## INFORMATION GIVEN
--- start ---

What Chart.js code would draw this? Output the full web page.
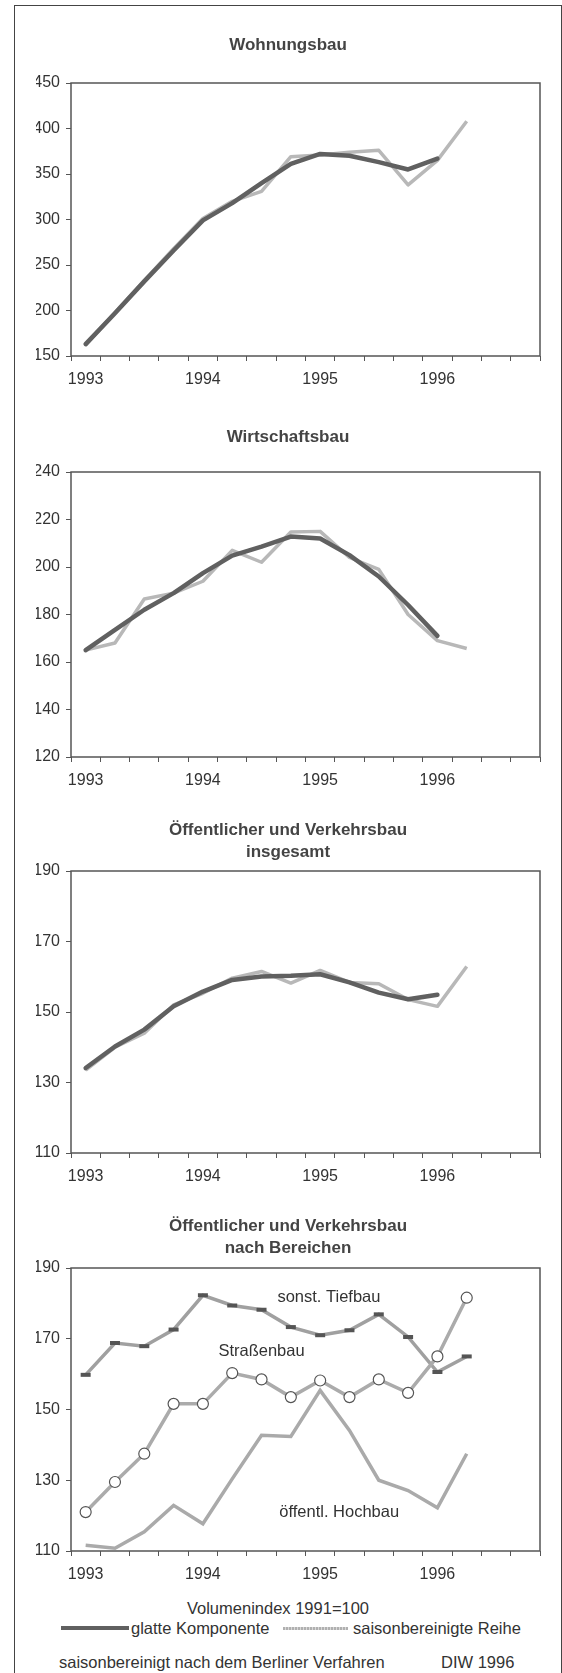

--- end ---
--- start ---

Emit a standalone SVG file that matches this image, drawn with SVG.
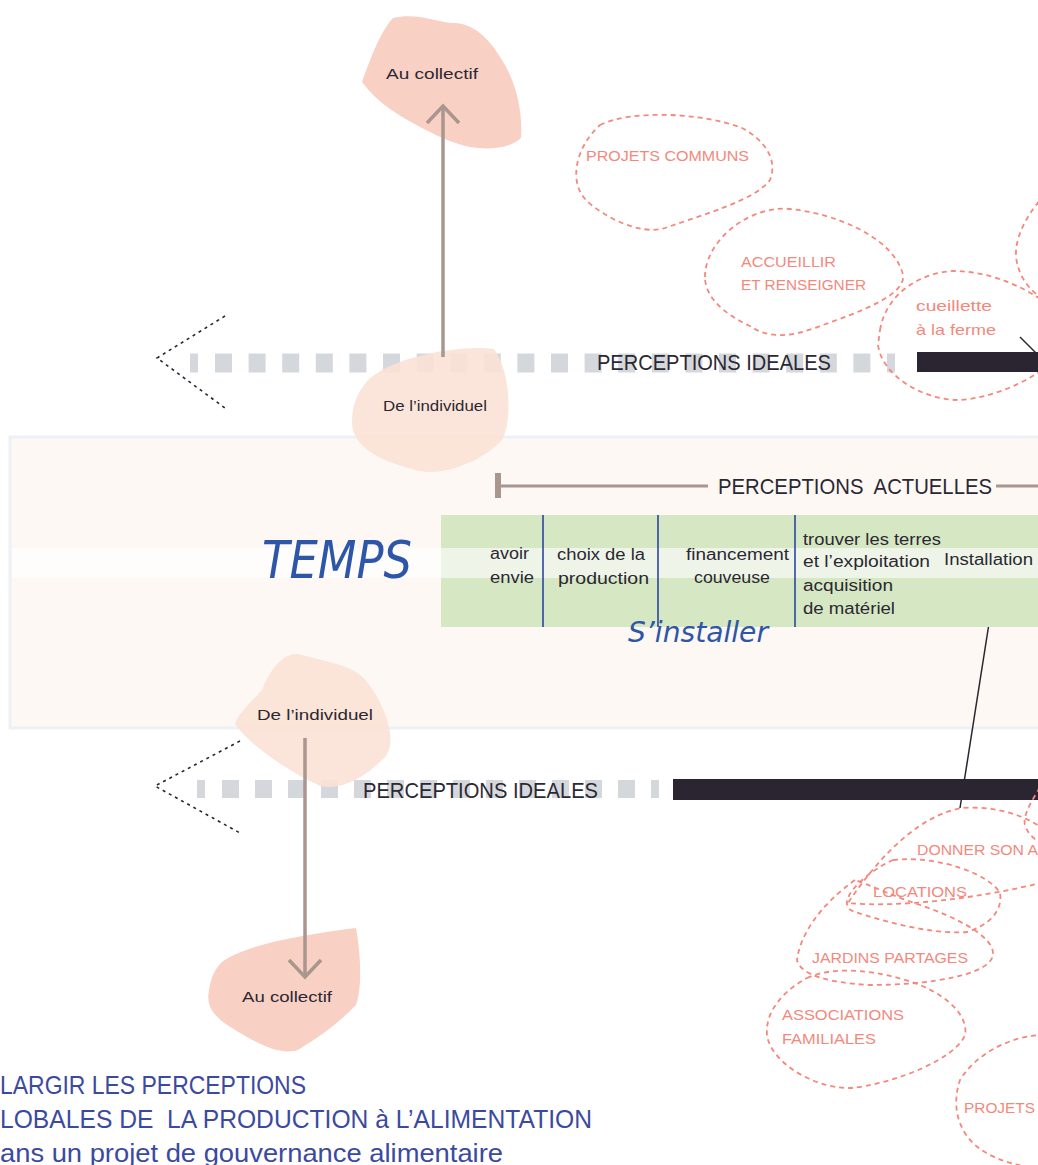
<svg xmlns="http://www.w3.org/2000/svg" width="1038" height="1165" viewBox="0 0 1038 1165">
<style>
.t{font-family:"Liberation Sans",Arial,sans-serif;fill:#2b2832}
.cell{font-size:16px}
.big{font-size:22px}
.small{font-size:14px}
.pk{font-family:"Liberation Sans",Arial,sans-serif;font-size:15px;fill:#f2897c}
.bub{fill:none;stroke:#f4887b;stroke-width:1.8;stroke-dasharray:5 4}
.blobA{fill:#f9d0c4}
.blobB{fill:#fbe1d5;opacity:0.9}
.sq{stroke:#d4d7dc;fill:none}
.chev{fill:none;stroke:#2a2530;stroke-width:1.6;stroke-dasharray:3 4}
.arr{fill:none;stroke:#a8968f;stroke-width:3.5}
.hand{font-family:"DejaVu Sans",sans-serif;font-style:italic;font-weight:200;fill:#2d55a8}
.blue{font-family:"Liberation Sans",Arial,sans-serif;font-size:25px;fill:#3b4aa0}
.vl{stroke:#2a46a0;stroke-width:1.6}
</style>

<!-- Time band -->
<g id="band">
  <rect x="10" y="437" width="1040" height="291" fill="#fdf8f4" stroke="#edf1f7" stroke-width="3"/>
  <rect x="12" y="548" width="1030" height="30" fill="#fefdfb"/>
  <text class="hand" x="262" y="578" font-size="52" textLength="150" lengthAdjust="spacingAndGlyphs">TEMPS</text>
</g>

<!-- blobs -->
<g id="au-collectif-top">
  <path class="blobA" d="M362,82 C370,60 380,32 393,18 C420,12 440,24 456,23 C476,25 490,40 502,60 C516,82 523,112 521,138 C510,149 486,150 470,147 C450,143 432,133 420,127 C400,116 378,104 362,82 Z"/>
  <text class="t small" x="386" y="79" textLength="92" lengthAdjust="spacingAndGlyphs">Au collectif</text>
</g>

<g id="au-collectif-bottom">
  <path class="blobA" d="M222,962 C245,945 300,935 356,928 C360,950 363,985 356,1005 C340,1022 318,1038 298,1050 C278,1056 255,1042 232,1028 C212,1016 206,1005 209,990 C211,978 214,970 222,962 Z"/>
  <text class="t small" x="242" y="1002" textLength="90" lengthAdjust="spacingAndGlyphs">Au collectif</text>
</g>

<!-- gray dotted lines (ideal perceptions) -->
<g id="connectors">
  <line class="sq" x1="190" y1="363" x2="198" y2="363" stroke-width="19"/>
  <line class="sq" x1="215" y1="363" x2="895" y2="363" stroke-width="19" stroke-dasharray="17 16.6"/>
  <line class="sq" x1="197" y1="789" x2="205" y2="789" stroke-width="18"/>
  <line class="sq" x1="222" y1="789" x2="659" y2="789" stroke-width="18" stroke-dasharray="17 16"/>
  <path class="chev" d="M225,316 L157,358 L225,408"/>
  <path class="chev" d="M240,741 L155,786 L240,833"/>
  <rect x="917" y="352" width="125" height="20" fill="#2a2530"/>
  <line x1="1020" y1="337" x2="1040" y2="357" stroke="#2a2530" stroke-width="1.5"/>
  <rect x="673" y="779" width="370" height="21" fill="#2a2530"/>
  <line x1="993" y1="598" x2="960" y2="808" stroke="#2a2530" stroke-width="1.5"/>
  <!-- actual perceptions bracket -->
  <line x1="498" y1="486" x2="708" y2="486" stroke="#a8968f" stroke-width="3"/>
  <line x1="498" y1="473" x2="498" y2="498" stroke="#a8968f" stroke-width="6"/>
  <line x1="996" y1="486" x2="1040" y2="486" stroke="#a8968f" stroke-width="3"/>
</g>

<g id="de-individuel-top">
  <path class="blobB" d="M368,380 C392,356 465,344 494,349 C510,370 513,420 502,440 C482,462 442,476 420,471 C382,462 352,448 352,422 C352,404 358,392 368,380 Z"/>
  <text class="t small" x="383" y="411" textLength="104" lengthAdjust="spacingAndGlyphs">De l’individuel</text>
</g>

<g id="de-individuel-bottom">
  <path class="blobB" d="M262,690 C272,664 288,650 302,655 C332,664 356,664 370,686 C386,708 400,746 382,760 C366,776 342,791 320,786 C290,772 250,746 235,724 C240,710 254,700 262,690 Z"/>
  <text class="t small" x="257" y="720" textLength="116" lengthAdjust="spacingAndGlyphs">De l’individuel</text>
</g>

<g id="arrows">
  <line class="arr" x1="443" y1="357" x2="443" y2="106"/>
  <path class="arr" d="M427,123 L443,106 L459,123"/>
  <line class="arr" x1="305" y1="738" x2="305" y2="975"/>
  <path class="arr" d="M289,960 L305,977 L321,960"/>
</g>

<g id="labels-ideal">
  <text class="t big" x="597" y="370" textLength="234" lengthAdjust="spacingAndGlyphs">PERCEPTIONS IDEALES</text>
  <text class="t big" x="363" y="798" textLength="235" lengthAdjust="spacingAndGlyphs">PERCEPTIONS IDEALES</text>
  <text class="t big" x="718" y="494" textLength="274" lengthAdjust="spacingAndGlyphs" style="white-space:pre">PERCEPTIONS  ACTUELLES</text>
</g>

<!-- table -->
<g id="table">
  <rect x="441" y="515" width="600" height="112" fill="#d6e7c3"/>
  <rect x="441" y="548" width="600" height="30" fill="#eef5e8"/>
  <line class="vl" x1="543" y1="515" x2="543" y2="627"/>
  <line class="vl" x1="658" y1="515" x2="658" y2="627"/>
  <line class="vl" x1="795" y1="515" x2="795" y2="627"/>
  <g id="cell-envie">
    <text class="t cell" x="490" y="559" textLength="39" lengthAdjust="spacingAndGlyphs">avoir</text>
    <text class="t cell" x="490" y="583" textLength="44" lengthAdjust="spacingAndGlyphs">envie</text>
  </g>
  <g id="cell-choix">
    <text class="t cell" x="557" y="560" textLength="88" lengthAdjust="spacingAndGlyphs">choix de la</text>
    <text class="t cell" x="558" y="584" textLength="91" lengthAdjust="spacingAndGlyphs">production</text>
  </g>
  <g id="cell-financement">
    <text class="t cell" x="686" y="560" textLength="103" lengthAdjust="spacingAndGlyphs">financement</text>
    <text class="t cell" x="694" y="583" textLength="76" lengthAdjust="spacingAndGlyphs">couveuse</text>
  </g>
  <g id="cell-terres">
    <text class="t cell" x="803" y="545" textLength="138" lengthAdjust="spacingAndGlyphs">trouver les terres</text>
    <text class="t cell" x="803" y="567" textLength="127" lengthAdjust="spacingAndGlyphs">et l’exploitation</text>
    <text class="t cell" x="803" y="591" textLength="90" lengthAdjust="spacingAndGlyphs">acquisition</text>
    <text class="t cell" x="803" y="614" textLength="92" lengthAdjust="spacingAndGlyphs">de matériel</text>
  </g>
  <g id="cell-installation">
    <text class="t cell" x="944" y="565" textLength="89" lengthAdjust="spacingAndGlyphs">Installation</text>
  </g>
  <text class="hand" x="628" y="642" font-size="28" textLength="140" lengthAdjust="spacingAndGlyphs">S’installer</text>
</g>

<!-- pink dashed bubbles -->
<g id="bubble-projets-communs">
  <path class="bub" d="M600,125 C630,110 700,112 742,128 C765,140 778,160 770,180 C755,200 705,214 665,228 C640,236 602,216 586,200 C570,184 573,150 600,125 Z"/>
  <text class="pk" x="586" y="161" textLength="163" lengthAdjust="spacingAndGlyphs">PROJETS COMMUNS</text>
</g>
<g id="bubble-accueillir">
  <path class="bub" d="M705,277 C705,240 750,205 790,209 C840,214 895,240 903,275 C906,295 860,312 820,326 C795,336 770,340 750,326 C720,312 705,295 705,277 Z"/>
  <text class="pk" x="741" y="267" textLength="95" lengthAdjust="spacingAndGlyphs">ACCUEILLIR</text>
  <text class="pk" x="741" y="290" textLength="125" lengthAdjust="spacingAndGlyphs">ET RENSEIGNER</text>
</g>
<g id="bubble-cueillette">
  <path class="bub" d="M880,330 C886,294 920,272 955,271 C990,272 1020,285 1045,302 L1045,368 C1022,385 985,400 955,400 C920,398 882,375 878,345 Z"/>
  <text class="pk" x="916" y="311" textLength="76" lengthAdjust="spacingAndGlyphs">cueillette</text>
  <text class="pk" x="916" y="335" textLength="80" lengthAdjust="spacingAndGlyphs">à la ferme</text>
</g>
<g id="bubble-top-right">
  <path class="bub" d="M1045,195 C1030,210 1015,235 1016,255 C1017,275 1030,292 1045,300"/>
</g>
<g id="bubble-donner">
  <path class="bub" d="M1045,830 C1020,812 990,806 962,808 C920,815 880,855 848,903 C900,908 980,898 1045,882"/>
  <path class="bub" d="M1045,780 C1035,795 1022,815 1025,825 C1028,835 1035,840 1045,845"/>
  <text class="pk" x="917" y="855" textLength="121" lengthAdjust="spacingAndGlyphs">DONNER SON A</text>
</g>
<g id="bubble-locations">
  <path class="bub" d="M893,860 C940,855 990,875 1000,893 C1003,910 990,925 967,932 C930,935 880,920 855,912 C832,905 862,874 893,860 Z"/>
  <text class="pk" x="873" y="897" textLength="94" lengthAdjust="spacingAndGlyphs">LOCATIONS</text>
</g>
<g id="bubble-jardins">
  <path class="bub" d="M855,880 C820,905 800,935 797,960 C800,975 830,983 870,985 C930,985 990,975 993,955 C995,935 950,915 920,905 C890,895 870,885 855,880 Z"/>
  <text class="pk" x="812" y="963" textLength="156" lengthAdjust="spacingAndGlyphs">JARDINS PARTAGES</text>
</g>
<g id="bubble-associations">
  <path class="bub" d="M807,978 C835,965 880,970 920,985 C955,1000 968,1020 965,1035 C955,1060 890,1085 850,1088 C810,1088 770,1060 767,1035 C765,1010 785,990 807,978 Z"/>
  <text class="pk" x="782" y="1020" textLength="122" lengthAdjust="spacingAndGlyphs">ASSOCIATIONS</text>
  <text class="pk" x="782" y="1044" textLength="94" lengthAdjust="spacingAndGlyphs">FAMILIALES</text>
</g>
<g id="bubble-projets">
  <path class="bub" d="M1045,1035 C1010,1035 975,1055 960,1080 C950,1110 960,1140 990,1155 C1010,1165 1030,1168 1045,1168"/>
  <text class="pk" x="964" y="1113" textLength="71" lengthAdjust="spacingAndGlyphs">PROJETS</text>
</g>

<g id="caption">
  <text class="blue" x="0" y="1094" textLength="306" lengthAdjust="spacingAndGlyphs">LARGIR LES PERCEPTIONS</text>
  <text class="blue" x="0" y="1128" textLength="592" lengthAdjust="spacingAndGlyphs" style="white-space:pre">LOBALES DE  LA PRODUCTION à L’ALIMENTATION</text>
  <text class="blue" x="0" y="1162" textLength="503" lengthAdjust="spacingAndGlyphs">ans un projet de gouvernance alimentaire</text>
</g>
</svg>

--- end ---

## EXERCISE GOAL
Calculate how many lines of the material include the string "this", and state that number by itself.

## FULL SOLUTION
2